PARIS – La Fédération internationale pour les droits humains (FIDH) dénonce les attaques ciblant le Barreau d’Istanbul et ses dirigeants suite à une déclaration publiée par le Barreau le 21 décembre 2024, attirant l’attention sur la mort des journalistes kurdes Nazim Daştan et Cihan Bilgin, tués par un drone turc le 19 décembre 2024 près du barrage de Tishreen, au Rojava /Syrie du Nord-Est.
Voici le communiqué de la FIDH concernant les attaques subies par le Barreau d’Istanbul:
Le 21 mars 2025, la deuxième cour d’assises d’Istanbul a rendu une décision de destitution de la direction élue du Barreau d’Istanbul, en vertu de l’article 77/5 de la loi sur la profession d’avocat. Cette décision ordonne la révocation du bâtonnier et du conseil exécutif du Barreau et la tenue de nouvelles élections. Cette mesure porte atteinte à l’indépendance de la profession d’avocat et bafoue les principes fondamentaux de la justice et de l’État de droit en Turquie.
Poursuites pénales contre les dirigeants du barreau
Parallèlement, le bâtonnier d’Istanbul, İbrahim Kaboğlu, et dix membres du conseil exécutif ont été inculpés de « propagande pour une organisation terroriste par voie de presse » et de « diffusion publique d’informations trompeuses », le parquet demandant jusqu’à 12 ans d’emprisonnement et des interdictions politiques.
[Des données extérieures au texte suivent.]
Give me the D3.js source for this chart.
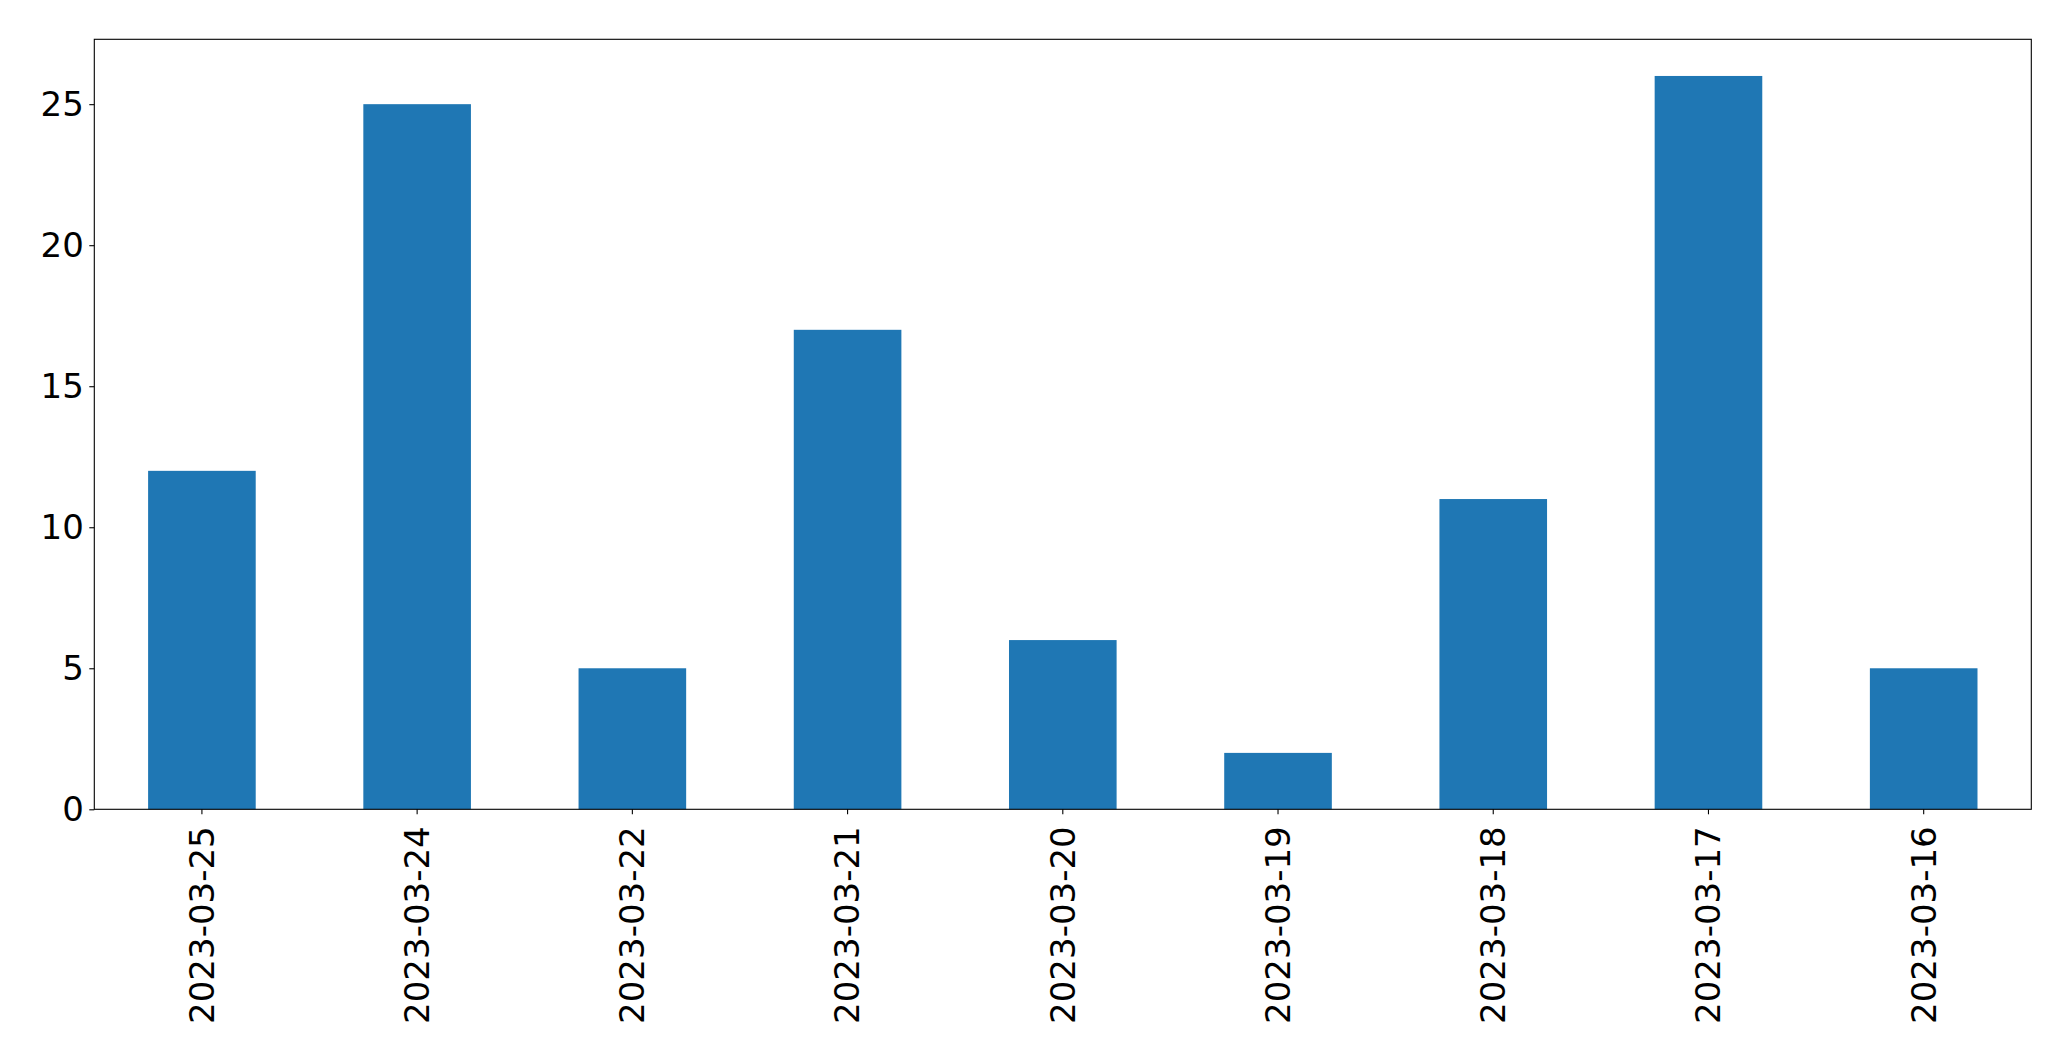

Ces accusations et les procédures civiles qui en découlent découlent directement d’une déclaration publique du Barreau concernant le meurtre de deux journalistes, Nazim Daştan et Cihan Bilgin, en Syrie en décembre 2024, et appelant à une enquête indépendante sur leurs décès. Le fait qu’une association professionnelle fasse désormais l’objet de poursuites pénales pour une intervention aussi intègre et respectueuse des droits humains illustre les graves restrictions auxquelles sont confrontés les professionnels du droit en Turquie qui s’engagent dans la défense des droits humains.
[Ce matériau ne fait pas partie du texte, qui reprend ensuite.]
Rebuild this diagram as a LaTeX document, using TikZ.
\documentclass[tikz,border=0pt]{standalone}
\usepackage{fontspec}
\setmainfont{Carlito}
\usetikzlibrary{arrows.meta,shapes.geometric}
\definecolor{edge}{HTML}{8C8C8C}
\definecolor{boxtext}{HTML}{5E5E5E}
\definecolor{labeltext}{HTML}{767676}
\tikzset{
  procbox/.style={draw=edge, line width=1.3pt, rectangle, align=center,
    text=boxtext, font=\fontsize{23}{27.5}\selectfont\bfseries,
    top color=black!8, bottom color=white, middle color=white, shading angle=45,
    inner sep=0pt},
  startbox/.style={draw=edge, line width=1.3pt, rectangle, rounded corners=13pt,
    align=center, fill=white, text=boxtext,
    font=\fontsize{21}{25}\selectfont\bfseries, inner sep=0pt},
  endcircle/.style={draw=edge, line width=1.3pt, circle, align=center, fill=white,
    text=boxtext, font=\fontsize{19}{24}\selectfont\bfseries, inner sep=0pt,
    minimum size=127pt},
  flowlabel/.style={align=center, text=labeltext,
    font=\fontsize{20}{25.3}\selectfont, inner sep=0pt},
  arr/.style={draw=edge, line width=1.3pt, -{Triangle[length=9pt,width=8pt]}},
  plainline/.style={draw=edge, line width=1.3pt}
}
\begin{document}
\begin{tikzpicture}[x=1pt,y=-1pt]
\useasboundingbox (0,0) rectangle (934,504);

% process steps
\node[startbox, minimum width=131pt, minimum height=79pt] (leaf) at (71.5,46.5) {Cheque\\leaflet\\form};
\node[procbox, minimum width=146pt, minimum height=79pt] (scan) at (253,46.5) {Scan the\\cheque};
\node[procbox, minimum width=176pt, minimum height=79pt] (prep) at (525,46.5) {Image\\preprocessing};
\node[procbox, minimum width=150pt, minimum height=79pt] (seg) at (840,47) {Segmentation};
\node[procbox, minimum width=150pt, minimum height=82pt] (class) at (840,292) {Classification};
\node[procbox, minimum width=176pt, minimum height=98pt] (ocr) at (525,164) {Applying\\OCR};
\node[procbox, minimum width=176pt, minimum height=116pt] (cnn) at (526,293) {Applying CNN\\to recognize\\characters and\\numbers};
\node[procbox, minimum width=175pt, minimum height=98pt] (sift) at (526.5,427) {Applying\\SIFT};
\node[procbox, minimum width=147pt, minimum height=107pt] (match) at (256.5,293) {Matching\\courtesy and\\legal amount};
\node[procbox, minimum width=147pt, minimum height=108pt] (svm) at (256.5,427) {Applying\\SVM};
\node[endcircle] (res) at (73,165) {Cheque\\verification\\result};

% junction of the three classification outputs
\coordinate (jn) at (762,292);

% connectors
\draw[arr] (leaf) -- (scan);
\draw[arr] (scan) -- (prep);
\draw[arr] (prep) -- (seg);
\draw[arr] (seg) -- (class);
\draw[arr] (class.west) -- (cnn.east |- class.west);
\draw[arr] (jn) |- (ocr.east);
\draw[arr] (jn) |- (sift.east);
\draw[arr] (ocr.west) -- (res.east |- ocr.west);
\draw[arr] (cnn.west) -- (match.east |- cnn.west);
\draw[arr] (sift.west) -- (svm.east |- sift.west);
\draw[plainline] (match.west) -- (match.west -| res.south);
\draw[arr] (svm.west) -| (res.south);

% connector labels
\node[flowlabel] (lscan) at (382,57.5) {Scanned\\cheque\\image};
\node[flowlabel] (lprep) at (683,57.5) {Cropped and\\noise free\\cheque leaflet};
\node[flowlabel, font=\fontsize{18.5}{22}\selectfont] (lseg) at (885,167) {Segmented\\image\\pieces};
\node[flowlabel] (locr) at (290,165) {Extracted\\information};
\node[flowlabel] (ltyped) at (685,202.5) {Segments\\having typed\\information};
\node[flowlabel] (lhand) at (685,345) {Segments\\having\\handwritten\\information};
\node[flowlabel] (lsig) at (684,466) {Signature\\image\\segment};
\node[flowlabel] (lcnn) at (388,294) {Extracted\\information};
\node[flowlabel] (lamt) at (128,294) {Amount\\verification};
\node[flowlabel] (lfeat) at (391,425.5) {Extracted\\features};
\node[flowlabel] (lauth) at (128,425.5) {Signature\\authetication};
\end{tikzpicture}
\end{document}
Détention arbitraire d’un membre du conseil d’administration
La détention arbitraire de Fırat Epözdemir, membre du conseil du barreau d’Istanbul, illustre une fois de plus le harcèlement judiciaire dont sont victimes les dirigeants du barreau. Arrêté le 23 janvier 2025, à son retour d’une visite de plaidoyer au Conseil de l’Europe, Epözdemir a été inculpé d’« appartenance à une organisation terroriste » et de « propagande pour une organisation terroriste » en vertu d’un acte d’accusation daté du 8 avril 2025. Son maintien en détention et les poursuites engagées reflètent une répression croissante à l’encontre des professionnels du droit en Turquie qui contestent les politiques de l’État et défendent les droits humains.
Les attaques contre les avocats s’intensifient lors des manifestations de mars 2025
Depuis l’arrestation du maire d’Istanbul, Ekrem İmamoğlu, le 19 mars 2025, la Turquie a été le théâtre de manifestations généralisées et de l’arrestation de centaines de personnes à travers le pays. Les avocats qui ont répondu à ces arrestations massives pour apporter une assistance juridique sont eux-mêmes devenus la cible de la répression. À Izmir et Istanbul, plusieurs avocats ont été arrêtés alors qu’ils tentaient de soutenir les manifestants arrêtés, notamment l’ancien bâtonnier d’Izmir, Özkan Yücel, qui a été interpellé lors d’une perquisition à son domicile au petit matin. Le 28 mars 2025, Mehmet Pehlivan, avocat représentant Ekrem İmamoğlu, a également été arrêté puis libéré sous contrôle judiciaire.
Outre ces arrestations, les avocats qui souhaitaient représenter les personnes en garde à vue ont rencontré de sérieux obstacles pour contacter leurs clients et exercer leurs fonctions. Dans de nombreux cas, l’accès à leurs clients placés en garde à vue leur a été refusé ou les rencontres ont été restreintes, ce qui a compromis la confidentialité et l’efficacité de la représentation. Des rapports indiquent que des avocats se sont vu interdire l’accès aux palais de justice lors d’interrogatoires clés ou ont été informés que des audiences avaient eu lieu en leur absence. Dans certains cas, ils ont même été empêchés de confirmer le sort des personnes détenues. Le refus de reconnaître, de fournir ou de confirmer le sort ou le lieu de détention des personnes détenues constitue un élément constitutif du crime de disparition forcée.
Ces actions des autorités turques constituent une atteinte directe au droit à la défense, entravant l’accès à la justice et criminalisant davantage le soutien juridique aux manifestations pacifiques et à la dissidence. Elles marquent une dangereuse intensification de la pression sur la profession juridique et une érosion des garanties d’un procès équitable et de l’État de droit.